What to do » Leave out the pictures, and write out exactly the lines from the beginning of the material to the line holding "28).paddingOuter(4 / 28);", that line included, and nothing else.

Data section »
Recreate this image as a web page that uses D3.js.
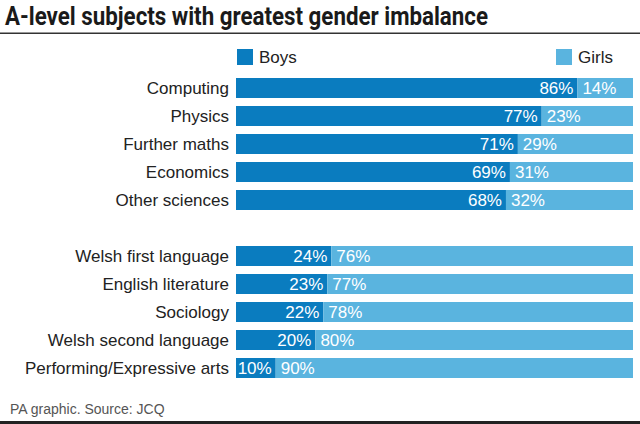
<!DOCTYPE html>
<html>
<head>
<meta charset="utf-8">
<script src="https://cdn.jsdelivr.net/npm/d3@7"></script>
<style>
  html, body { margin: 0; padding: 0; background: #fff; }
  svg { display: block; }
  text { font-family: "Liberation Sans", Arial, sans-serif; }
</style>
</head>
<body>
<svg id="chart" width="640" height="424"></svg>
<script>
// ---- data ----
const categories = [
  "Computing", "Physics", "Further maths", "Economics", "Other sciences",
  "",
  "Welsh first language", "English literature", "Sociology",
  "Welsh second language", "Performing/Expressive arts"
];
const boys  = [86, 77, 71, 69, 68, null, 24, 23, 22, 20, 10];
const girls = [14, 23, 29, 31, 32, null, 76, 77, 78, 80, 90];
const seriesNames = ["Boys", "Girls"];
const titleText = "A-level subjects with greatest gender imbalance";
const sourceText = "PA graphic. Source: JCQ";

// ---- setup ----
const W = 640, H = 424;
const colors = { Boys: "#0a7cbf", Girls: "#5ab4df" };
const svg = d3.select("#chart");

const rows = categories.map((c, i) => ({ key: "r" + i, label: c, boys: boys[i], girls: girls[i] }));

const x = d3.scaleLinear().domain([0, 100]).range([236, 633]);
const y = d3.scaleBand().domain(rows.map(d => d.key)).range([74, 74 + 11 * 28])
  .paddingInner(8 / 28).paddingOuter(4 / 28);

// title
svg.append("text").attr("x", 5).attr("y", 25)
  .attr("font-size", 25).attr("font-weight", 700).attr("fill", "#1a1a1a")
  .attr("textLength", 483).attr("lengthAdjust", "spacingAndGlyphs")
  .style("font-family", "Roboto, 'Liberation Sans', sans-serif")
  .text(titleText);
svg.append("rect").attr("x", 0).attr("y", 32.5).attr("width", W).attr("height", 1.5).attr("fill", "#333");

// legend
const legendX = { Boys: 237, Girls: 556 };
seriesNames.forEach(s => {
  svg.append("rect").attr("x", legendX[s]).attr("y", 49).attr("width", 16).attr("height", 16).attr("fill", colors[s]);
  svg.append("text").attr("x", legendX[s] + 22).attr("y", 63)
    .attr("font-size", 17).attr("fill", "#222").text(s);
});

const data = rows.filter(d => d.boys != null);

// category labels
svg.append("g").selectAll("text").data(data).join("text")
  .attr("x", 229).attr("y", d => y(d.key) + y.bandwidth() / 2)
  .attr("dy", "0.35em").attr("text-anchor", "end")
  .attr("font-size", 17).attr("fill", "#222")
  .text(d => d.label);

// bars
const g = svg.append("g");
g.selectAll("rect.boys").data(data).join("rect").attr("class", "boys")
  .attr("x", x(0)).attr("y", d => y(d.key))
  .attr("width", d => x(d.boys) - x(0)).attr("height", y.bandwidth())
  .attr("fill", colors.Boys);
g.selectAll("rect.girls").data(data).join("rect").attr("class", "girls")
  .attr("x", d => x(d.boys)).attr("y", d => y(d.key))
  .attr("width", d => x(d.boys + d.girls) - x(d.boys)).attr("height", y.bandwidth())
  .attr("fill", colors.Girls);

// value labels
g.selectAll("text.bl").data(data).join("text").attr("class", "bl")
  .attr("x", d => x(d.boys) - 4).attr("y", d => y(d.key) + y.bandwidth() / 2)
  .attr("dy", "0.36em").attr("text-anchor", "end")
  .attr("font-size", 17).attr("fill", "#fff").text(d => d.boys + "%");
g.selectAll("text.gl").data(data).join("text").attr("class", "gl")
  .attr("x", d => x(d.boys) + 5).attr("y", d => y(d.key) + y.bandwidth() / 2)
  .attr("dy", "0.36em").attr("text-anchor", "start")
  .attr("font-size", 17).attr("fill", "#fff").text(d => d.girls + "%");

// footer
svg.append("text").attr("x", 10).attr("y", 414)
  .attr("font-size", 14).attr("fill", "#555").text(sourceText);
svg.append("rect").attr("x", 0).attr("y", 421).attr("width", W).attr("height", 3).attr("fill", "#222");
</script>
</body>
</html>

Output »
Recreate this image as a web page that uses D3.js.
<!DOCTYPE html>
<html>
<head>
<meta charset="utf-8">
<script src="https://cdn.jsdelivr.net/npm/d3@7"></script>
<style>
  html, body { margin: 0; padding: 0; background: #fff; }
  svg { display: block; }
  text { font-family: "Liberation Sans", Arial, sans-serif; }
</style>
</head>
<body>
<svg id="chart" width="640" height="424"></svg>
<script>
// ---- data ----
const categories = [
  "Computing", "Physics", "Further maths", "Economics", "Other sciences",
  "",
  "Welsh first language", "English literature", "Sociology",
  "Welsh second language", "Performing/Expressive arts"
];
const boys  = [86, 77, 71, 69, 68, null, 24, 23, 22, 20, 10];
const girls = [14, 23, 29, 31, 32, null, 76, 77, 78, 80, 90];
const seriesNames = ["Boys", "Girls"];
const titleText = "A-level subjects with greatest gender imbalance";
const sourceText = "PA graphic. Source: JCQ";

// ---- setup ----
const W = 640, H = 424;
const colors = { Boys: "#0a7cbf", Girls: "#5ab4df" };
const svg = d3.select("#chart");

const rows = categories.map((c, i) => ({ key: "r" + i, label: c, boys: boys[i], girls: girls[i] }));

const x = d3.scaleLinear().domain([0, 100]).range([236, 633]);
const y = d3.scaleBand().domain(rows.map(d => d.key)).range([74, 74 + 11 * 28])
  .paddingInner(8 / 28).paddingOuter(4 / 28);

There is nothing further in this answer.